- _REQUEST_: The lines to return are those from the one containing "Rebuild this chart" down to the one containing "return segs", inclusive; return them exactly and nothing else.

- _DATA EXCERPTS_:

::::

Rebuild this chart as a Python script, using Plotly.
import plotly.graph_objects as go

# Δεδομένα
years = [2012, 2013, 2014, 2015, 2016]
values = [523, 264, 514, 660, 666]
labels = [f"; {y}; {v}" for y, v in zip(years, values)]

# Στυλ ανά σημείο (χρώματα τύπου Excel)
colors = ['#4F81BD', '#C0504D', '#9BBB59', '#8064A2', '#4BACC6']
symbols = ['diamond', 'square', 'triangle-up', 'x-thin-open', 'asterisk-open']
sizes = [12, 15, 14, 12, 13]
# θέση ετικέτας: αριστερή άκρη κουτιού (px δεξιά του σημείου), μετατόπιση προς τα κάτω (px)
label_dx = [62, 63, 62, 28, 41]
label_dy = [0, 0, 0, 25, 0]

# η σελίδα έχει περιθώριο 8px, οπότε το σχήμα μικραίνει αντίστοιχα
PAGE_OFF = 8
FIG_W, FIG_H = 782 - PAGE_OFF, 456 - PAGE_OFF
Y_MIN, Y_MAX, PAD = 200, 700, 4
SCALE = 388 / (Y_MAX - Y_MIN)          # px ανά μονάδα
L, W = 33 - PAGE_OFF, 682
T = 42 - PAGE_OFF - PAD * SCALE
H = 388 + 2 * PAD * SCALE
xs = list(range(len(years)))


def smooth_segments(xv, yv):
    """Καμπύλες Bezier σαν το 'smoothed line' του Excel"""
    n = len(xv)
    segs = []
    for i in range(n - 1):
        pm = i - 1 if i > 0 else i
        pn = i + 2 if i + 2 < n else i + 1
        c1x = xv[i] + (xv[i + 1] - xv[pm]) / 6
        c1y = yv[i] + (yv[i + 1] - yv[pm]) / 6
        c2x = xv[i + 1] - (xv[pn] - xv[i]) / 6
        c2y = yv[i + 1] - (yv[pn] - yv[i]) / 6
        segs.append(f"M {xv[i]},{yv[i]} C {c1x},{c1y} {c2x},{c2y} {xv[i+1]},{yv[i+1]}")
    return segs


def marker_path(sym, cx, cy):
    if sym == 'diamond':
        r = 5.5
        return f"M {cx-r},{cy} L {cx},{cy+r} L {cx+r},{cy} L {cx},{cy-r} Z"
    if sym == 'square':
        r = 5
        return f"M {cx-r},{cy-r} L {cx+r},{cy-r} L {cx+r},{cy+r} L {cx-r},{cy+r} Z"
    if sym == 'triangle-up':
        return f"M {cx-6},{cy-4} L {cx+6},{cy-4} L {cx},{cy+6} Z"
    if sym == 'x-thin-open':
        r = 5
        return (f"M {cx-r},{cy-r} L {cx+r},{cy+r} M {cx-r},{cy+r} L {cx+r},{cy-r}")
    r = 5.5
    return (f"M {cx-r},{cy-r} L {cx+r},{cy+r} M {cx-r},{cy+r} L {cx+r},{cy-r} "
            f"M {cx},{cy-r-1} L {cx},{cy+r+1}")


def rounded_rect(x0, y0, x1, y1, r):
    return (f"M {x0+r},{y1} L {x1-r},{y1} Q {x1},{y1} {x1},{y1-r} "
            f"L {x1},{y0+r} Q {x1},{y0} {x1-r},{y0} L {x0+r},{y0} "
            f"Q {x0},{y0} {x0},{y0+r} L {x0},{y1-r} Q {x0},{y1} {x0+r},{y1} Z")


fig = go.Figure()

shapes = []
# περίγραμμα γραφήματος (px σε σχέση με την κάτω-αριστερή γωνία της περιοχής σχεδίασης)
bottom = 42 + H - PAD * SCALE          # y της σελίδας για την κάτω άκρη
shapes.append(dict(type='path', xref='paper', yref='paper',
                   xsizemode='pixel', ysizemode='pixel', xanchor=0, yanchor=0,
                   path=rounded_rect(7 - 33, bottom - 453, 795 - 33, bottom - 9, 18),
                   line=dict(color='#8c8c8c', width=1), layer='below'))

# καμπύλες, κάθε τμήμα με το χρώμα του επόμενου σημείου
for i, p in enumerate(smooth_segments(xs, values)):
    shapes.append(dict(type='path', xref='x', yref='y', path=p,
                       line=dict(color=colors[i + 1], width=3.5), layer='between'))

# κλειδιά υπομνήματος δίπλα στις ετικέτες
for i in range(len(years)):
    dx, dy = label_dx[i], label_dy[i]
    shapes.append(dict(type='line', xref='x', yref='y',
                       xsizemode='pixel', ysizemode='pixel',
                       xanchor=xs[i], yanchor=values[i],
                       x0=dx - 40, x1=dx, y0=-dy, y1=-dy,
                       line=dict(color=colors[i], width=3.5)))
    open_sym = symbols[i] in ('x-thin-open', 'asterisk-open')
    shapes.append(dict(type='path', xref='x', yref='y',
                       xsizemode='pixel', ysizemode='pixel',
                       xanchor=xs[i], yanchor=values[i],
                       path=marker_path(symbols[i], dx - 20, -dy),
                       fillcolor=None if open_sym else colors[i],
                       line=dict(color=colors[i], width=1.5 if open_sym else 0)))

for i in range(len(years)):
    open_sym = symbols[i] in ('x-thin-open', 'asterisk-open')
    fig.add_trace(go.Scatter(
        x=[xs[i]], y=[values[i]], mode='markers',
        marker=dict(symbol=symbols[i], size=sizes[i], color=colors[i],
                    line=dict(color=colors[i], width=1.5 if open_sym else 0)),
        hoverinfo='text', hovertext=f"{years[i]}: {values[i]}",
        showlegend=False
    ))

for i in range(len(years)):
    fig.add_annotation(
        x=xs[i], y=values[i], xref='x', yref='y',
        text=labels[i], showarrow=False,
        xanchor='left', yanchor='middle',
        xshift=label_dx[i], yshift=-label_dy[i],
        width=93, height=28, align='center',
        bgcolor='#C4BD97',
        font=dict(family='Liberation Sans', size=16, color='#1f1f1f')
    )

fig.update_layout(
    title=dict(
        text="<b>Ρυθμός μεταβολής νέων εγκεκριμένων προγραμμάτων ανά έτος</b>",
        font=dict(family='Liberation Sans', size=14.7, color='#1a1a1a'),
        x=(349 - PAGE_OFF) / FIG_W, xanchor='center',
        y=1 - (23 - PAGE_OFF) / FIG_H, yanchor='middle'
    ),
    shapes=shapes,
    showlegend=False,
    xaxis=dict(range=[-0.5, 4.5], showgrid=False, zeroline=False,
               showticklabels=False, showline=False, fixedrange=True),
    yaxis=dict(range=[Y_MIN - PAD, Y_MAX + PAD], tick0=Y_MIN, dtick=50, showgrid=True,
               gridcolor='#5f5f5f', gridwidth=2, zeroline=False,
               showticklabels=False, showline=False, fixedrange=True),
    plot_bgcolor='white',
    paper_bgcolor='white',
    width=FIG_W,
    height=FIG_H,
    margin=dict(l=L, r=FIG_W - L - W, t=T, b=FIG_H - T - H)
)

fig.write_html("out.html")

::::

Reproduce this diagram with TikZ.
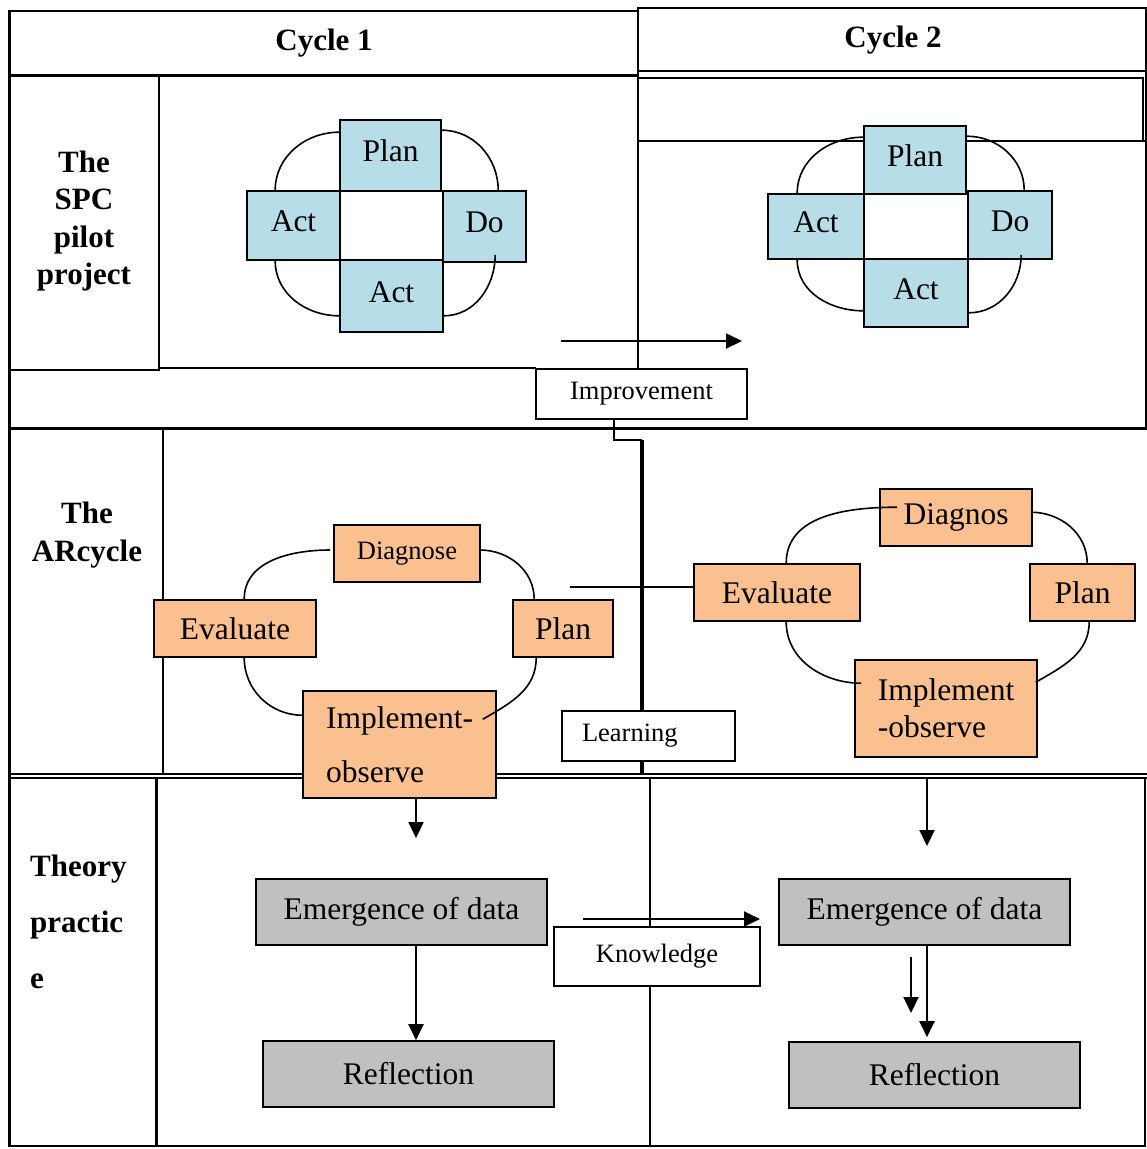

::::

- _SOLUTION TO THIS PROBLEM_:
Rebuild this chart as a Python script, using Plotly.
import plotly.graph_objects as go

# Δεδομένα
years = [2012, 2013, 2014, 2015, 2016]
values = [523, 264, 514, 660, 666]
labels = [f"; {y}; {v}" for y, v in zip(years, values)]

# Στυλ ανά σημείο (χρώματα τύπου Excel)
colors = ['#4F81BD', '#C0504D', '#9BBB59', '#8064A2', '#4BACC6']
symbols = ['diamond', 'square', 'triangle-up', 'x-thin-open', 'asterisk-open']
sizes = [12, 15, 14, 12, 13]
# θέση ετικέτας: αριστερή άκρη κουτιού (px δεξιά του σημείου), μετατόπιση προς τα κάτω (px)
label_dx = [62, 63, 62, 28, 41]
label_dy = [0, 0, 0, 25, 0]

# η σελίδα έχει περιθώριο 8px, οπότε το σχήμα μικραίνει αντίστοιχα
PAGE_OFF = 8
FIG_W, FIG_H = 782 - PAGE_OFF, 456 - PAGE_OFF
Y_MIN, Y_MAX, PAD = 200, 700, 4
SCALE = 388 / (Y_MAX - Y_MIN)          # px ανά μονάδα
L, W = 33 - PAGE_OFF, 682
T = 42 - PAGE_OFF - PAD * SCALE
H = 388 + 2 * PAD * SCALE
xs = list(range(len(years)))


def smooth_segments(xv, yv):
    """Καμπύλες Bezier σαν το 'smoothed line' του Excel"""
    n = len(xv)
    segs = []
    for i in range(n - 1):
        pm = i - 1 if i > 0 else i
        pn = i + 2 if i + 2 < n else i + 1
        c1x = xv[i] + (xv[i + 1] - xv[pm]) / 6
        c1y = yv[i] + (yv[i + 1] - yv[pm]) / 6
        c2x = xv[i + 1] - (xv[pn] - xv[i]) / 6
        c2y = yv[i + 1] - (yv[pn] - yv[i]) / 6
        segs.append(f"M {xv[i]},{yv[i]} C {c1x},{c1y} {c2x},{c2y} {xv[i+1]},{yv[i+1]}")
    return segs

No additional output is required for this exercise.